The theatrical metaphor, Wright adds, was utterly appropriate to the time period, when the Russian aristocracy was suffering from what he calls an identity crisis. “They really didn’t know where they stood between the East and the West. So they decided they aspired to the West, and in particular to Paris. So they spoke French and they wore the latest Paris fashions — they even had their ballrooms covered in mirrors so that they could observe their performances whilst interacting with each other.”
Performance, in the case of “Anna Karenina,” also has to do with moral agency, a subject that is explored not only through the title character’s heedless and ultimately self-destructive love affair, but in the story lines of the idealistic Levin and the angelic Kitty, as well as the philandering Oblonsky and his wife, Dolly (Kelly Macdonald). Wright admits that he hasn’t seen many previous film adaptations, “but I was very surprised to learn that most people left Levin out. Because he seems to be the point of it, really. Without Levin, you either end up with a very bleak tale of obsessive love, which I’m not sure is love at all, or you have to completely change who Anna is, into some heroine-martyr-victim, and she’s not that, either.”

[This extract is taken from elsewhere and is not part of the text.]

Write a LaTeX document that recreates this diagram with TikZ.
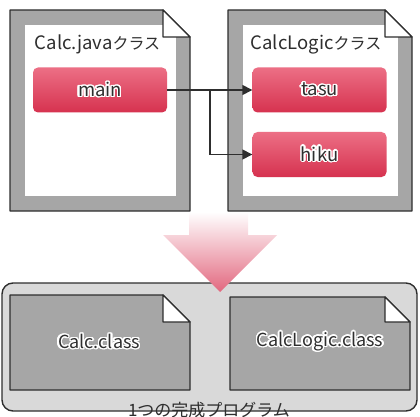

Wright, who is married to the musician Anoushka Shankar, with whom he has a 20-month-old son, says that making “Anna Karenina” coincided with his own exploration of settling down. Because of that, he found a favorite line in the film. “I’m misquoting him, but it’s when Levin says something like, ‘Sex is given to us to help us choose the one person with whom to fulfill our human-ness,’ ” he says. “The only advice the film gives — and this isn’t me, but Tom Stoppard and Leo Tolstoy, but I concur — is this idea that you can’t apply the intellectual rationale to it. You have to learn to love the questions.”